* [REQUEST]: Include in the output only the lines from the opening of the records through the line containing "current1), pairs(voltsNarrow, current02)];", each printed exactly; pictures are omitted.

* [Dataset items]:
____________________
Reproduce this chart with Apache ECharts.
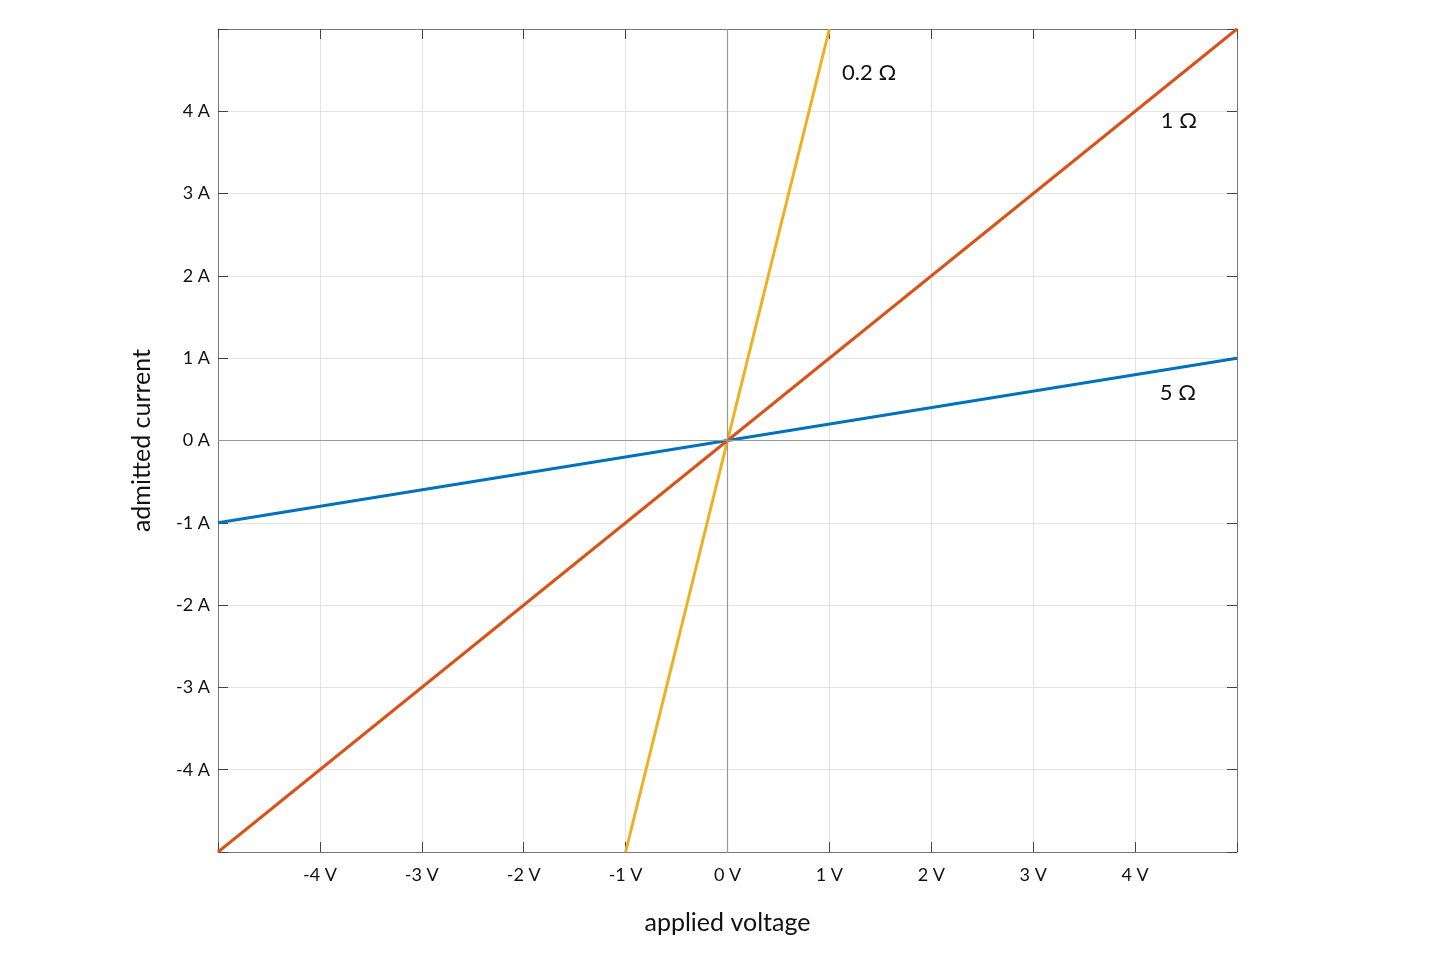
<!DOCTYPE html>
<html><head><meta charset="utf-8">
<script src="https://cdn.jsdelivr.net/npm/echarts@6/dist/echarts.min.js"></script>
<style>html,body{margin:0;padding:0;background:#fff}#c{width:1456px;height:970px}</style>
</head><body><div id="c"></div>
<script>
const voltsWide = [-5, 5];
const voltsNarrow = [-1, 1];
const current5 = [-1, 1];
const current1 = [-5, 5];
const current02 = [-5, 5];
const seriesNames = ['5 Ω', '1 Ω', '0.2 Ω'];
const seriesColors = ['#0072BD', '#D95319', '#EDB120'];
const labelPos = [[4.42, 0.58], [4.43, 3.88], [1.39, 4.47]];
const tickVals = [-4, -3, -2, -1, 0, 1, 2, 3, 4];

const font = 'Lato, "Noto Sans", sans-serif';
const chart = echarts.init(document.getElementById('c'));
const pairs = (xs, ys) => xs.map((x, i) => [x, ys[i]]);
const lineData = [pairs(voltsWide, current5), pairs(voltsWide, current1), pairs(voltsNarrow, current02)];

function axisCommon(show) {
  return {
    type: 'value', min: -5, max: 5, interval: 1,
    axisLine: {show: true, onZero: false, lineStyle: {color: '#777', width: 1}},
    axisTick: {show: true, inside: true, length: 10, lineStyle: {color: '#444', width: 1}},
    splitLine: {show: show, lineStyle: {color: '#e3e3e3', width: 1}}
  };
}
const series = lineData.map((d, i) => ({
  type: 'line', name: seriesNames[i], data: d, showSymbol: false, symbol: 'none',
  lineStyle: {color: seriesColors[i], width: 3}, z: 3 + (i === 2 ? 0 : i),
  markPoint: {
    symbol: 'circle', symbolSize: 0, silent: true,
    data: [{coord: labelPos[i], value: seriesNames[i]}],
    label: {show: true, position: 'inside', formatter: seriesNames[i], color: '#111', fontSize: 22, fontFamily: font}
  }
}));
series.unshift({
  type: 'line', data: [], silent: true, z: 1,
  markLine: {
    symbol: 'none', silent: true, label: {show: false},
    lineStyle: {color: '#999', width: 1.2, type: 'solid'},
    data: [{xAxis: 0}, {yAxis: 0}]
  }
});
chart.setOption({
  animation: false,
  grid: {left: 218, right: 219, top: 29, bottom: 118, containLabel: false},
  xAxis: [
    Object.assign(axisCommon(true), {
      position: 'bottom',
      name: 'applied voltage', nameLocation: 'middle', nameGap: 58,
      nameTextStyle: {fontSize: 25, color: '#111', fontFamily: font},
      axisLabel: {margin: 14, fontSize: 18, color: '#111', fontFamily: font,
        formatter: v => tickVals.includes(v) ? v + ' V' : ''}
    }),
    Object.assign(axisCommon(false), {position: 'top', axisLabel: {show: false}})
  ],
  yAxis: [
    Object.assign(axisCommon(true), {
      position: 'left',
      name: 'admitted current', nameLocation: 'middle', nameGap: 64,
      nameTextStyle: {fontSize: 25, color: '#111', fontFamily: font},
      axisLabel: {margin: 8, fontSize: 18, color: '#111', fontFamily: font,
        formatter: v => tickVals.includes(v) ? v + ' A' : ''}
    }),
    Object.assign(axisCommon(false), {position: 'right', axisLabel: {show: false}})
  ],
  series: series
});
</script></body></html>
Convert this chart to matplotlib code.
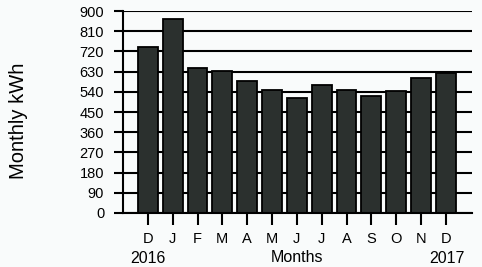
import matplotlib.pyplot as plt

# monthly energy use, Dec 2016 .. Dec 2017
months = ["D", "J", "F", "M", "A", "M", "J", "J", "A", "S", "O", "N", "D"]
kwh = [738, 863, 647, 633, 588, 548, 514, 570, 548, 521, 545, 600, 622]
yticks = list(range(0, 901, 90))
year_labels = ["2016", "2017"]

BG = "#f9fbfb"
BAR = "#2b302e"

plt.rcParams.update({
    "font.family": ["Liberation Sans", "DejaVu Sans"],
    "axes.linewidth": 1.5,
})

fig = plt.figure(figsize=(4.82, 2.67), dpi=100, facecolor=BG)
ax = fig.add_axes([123 / 482, 54 / 267, 349 / 482, 202 / 267])
ax.set_facecolor(BG)

x = list(range(len(months)))
ax.bar(x, kwh, width=0.8, color=BAR, edgecolor="black", linewidth=1.3, zorder=2)

ax.set_xlim(-1.0, 13.05)
ax.set_ylim(0, 900)
ax.set_yticks(yticks)
ax.set_xticks(x)
ax.set_xticklabels(months, fontsize=10.5)
ax.tick_params(axis="y", labelsize=10.5, length=6.5, width=1.5, pad=7, color="black")
ax.tick_params(axis="x", length=8.5, width=1.5, pad=5, color="black")

ax.yaxis.grid(True, color="black", linewidth=1.5)
ax.set_axisbelow(True)
for side in ("top", "right"):
    ax.spines[side].set_visible(False)

ax.set_xlabel("Months", fontsize=11.5, labelpad=3)
trans = ax.get_xaxis_transform()
ax.text(0, -0.223, year_labels[0], transform=trans, ha="center", va="center", fontsize=11.5)
ax.text(12.05, -0.223, year_labels[1], transform=trans, ha="center", va="center", fontsize=11.5)

fig.text(19 / 482, 1 - 121 / 267, "Monthly kWh", rotation=90, ha="center", va="center", fontsize=14.5)

fig.savefig("out.png", dpi=100, facecolor=BG)
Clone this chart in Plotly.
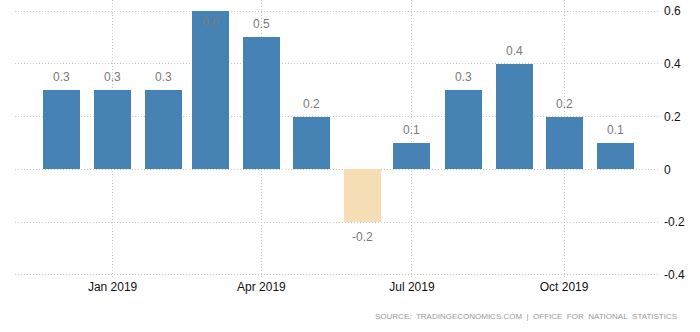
import plotly.graph_objects as go

months = ["2018-12-01", "2019-01-01", "2019-02-01", "2019-03-01", "2019-04-01", "2019-05-01",
          "2019-06-01", "2019-07-01", "2019-08-01", "2019-09-01", "2019-10-01", "2019-11-01"]
values = [0.3, 0.3, 0.3, 0.6, 0.5, 0.2, -0.2, 0.1, 0.3, 0.4, 0.2, 0.1]
tick_dates = ["2019-01-01", "2019-04-01", "2019-07-01", "2019-10-01"]
tick_labels = ["Jan 2019", "Apr 2019", "Jul 2019", "Oct 2019"]
y_ticks = [-0.4, -0.2, 0, 0.2, 0.4, 0.6]
y_tick_labels = ["-0.4", "-0.2", "0", "0.2", "0.4", "0.6"]
source_text = "SOURCE: TRADINGECONOMICS.COM | OFFICE FOR NATIONAL STATISTICS"

pos_color = "#4682B4"
neg_color = "#F5DEB3"
colors = [pos_color if v >= 0 else neg_color for v in values]
y_top = 0.6418

fig = go.Figure()
fig.add_trace(go.Bar(
    x=months, y=values, marker_color=colors, marker_line_width=0,
    width=[22.4 * 86400000] * len(values), hoverinfo="skip",
))

for m, v in zip(months, values):
    if v >= 0:
        shift = 13 if v + 20 / 264 < y_top else -11
    else:
        shift = -15
    fig.add_annotation(x=m, y=v, text=f"{v:g}", showarrow=False, yshift=shift,
                       font=dict(family="Liberation Sans, Arial", size=12, color="#7a7a7a"))

fig.add_annotation(xref="paper", yref="paper", x=1.0295, y=-0.137, xanchor="right", yanchor="middle",
                   text=source_text.replace(" ", "&nbsp;&nbsp;"), showarrow=False,
                   font=dict(family="Liberation Sans, Arial", size=8, color="#9a9a9a"))

grid_dash = "1px,2px"
fig.update_layout(
    width=700, height=332,
    margin=dict(l=15, r=40, t=0, b=54),
    plot_bgcolor="white", paper_bgcolor="white",
    showlegend=False, bargap=0,
    xaxis=dict(
        type="date", range=["2018-11-03", "2019-11-28"],
        tickvals=tick_dates, ticktext=tick_labels,
        showgrid=True, gridcolor="#c8c8c8", griddash=grid_dash, gridwidth=1,
        zeroline=False, showline=False, ticks="",
        tickfont=dict(family="Liberation Sans, Arial", size=12, color="#111"),
    ),
    yaxis=dict(
        side="right", range=[-0.4114, y_top],
        tickvals=y_ticks, ticktext=y_tick_labels,
        showgrid=True, gridcolor="#c8c8c8", griddash=grid_dash, gridwidth=1,
        zeroline=False, showline=False, ticks="", ticklabelstandoff=3,
        tickfont=dict(family="Liberation Sans, Arial", size=12, color="#111"),
    ),
)

fig.write_html("out.html")
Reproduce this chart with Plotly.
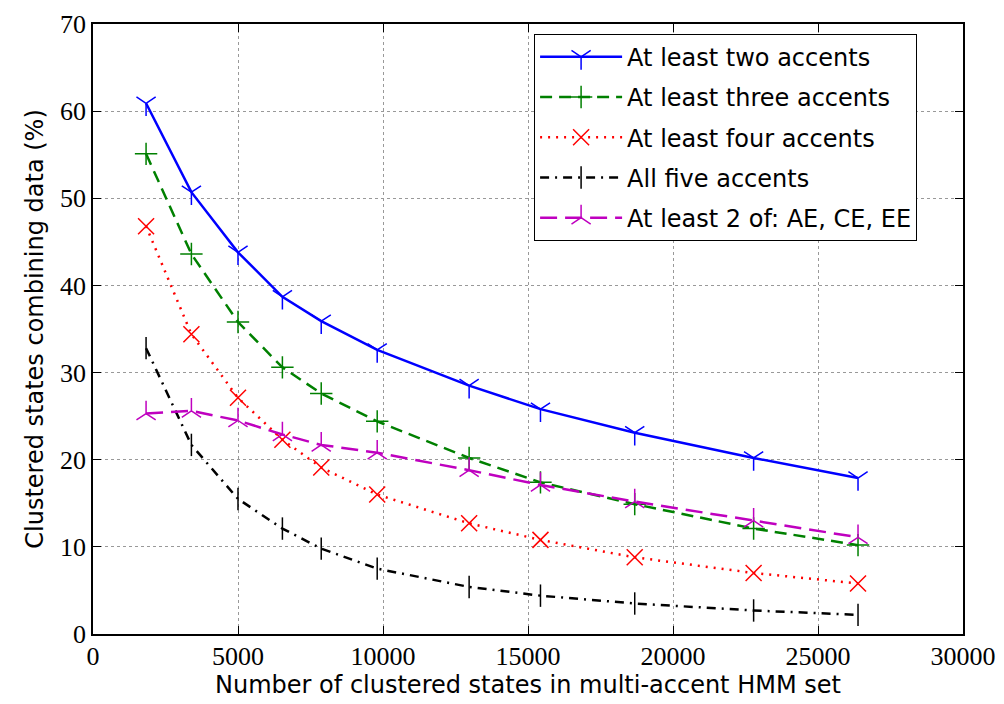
____________________
* [RESULT FOR THIS TASK]:
Reproduce this chart with Apache ECharts.
<!DOCTYPE html>
<html><head><meta charset="utf-8">
<script src="https://cdn.jsdelivr.net/npm/echarts@6/dist/echarts.min.js"></script>
<style>html,body{margin:0;padding:0;background:#fff}#c{width:1456px;height:970px}</style>
</head><body><div id="c"></div>
<script>
const voltsWide = [-5, 5];
const voltsNarrow = [-1, 1];
const current5 = [-1, 1];
const current1 = [-5, 5];
const current02 = [-5, 5];
const seriesNames = ['5 Ω', '1 Ω', '0.2 Ω'];
const seriesColors = ['#0072BD', '#D95319', '#EDB120'];
const labelPos = [[4.42, 0.58], [4.43, 3.88], [1.39, 4.47]];
const tickVals = [-4, -3, -2, -1, 0, 1, 2, 3, 4];

const font = 'Lato, "Noto Sans", sans-serif';
const chart = echarts.init(document.getElementById('c'));
const pairs = (xs, ys) => xs.map((x, i) => [x, ys[i]]);
const lineData = [pairs(voltsWide, current5), pairs(voltsWide, current1), pairs(voltsNarrow, current02)];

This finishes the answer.